On the flip side, it’ll also be good to practice having boundaries! Are you the one who prefers not to be hugged? Then say so – don’t accept unnecessary hugs if you don’t want them!
Be open about what you prefer and what you don’t. Not comfortable with something someone is doing or saying? Speak up about it (I know, easier said than done, but it does get better with time – especially if you have good friends who support you and understand that everyone has boundaries).
For parents out there, why not teach your children about consent from a young age? I know a pair of parents who don’t force their children to hug relatives and friends, and the little cuties offer handshakes and high fives instead as a substitute.
I wish this was a thing when I was a child, because I hated having to hug adults.
A child is a whole person on their own, and it isn’t fair to dismiss them just because they lack the skills and abilities of an adult.
They’re pretty much some of the most vulnerable members of society, and it’s every adult’s job to nourish their development (even if they’re not yours – it’s not hard to not be an asshole to a kid, you guys).
We should really, as a collective, start recognising that boundaries are healthy and perfectly natural. They should be encouraged.
Instead of going along with something but resenting it, it’s much better to say no and find a good compromise.
Boundaries allow healthier relationships to form. Being able to tell someone that you are uncomfortable with something allows you to judge the mettle of your friendship.
For example, one of my friends asked my sister for years if he could hug her and she constantly said ‘no’, to which he respected. Eventually, after three years, she said ‘yes’ to him.
He never felt entitled to a hug from her.

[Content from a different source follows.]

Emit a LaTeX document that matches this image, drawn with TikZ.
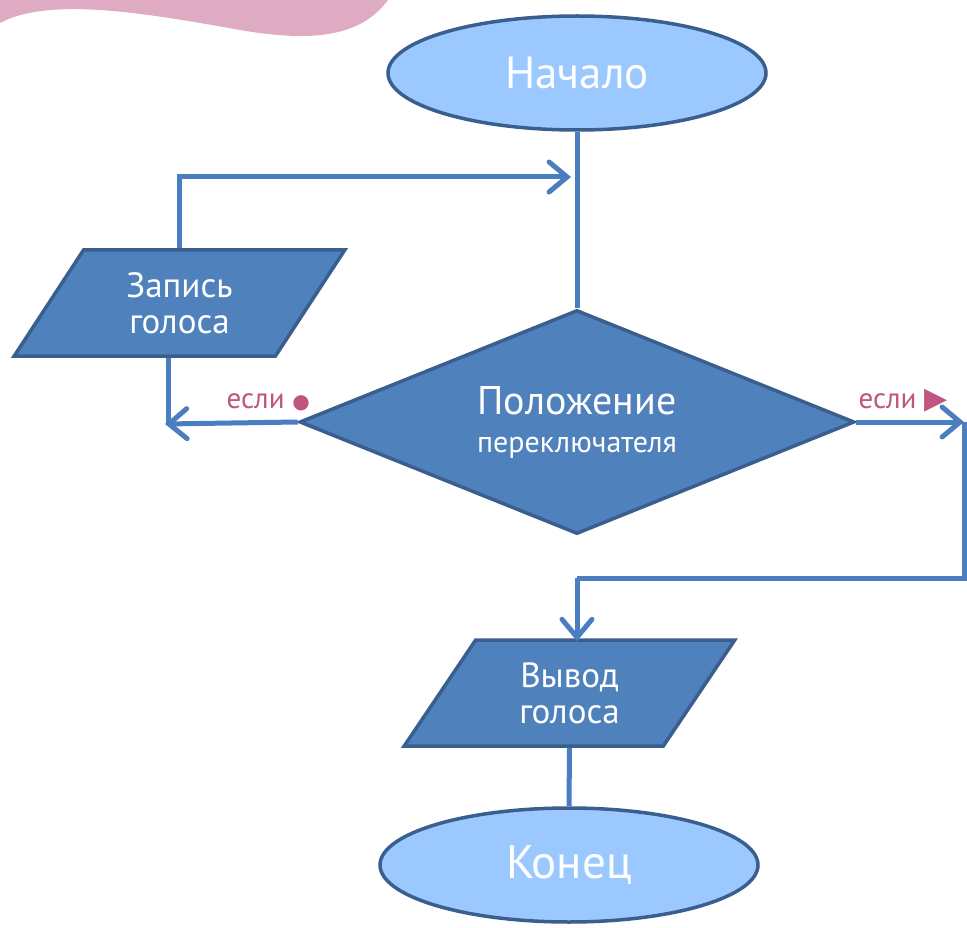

He respected her boundaries, and that made their relationship that much better.
On the flip side, we should also support those who have experienced some sort of boundary violation (sexual harassment, sexual assault, etc.). What they’ve gone through is bad enough.
It’s worse that Malaysia is a conservative country which considers sex as a taboo subject. It’s why we lack comprehensive sex education classes, save for the occasional don’t-have-sex-until-you’re-married talk. Frankly, it does absolutely nothing!
Victim shaming is definitely a problem here.
It would be a good idea to implement behaviours which respect the autonomy of other people, whilst reinforcing your own boundaries. It’s a first step to making the world a better place.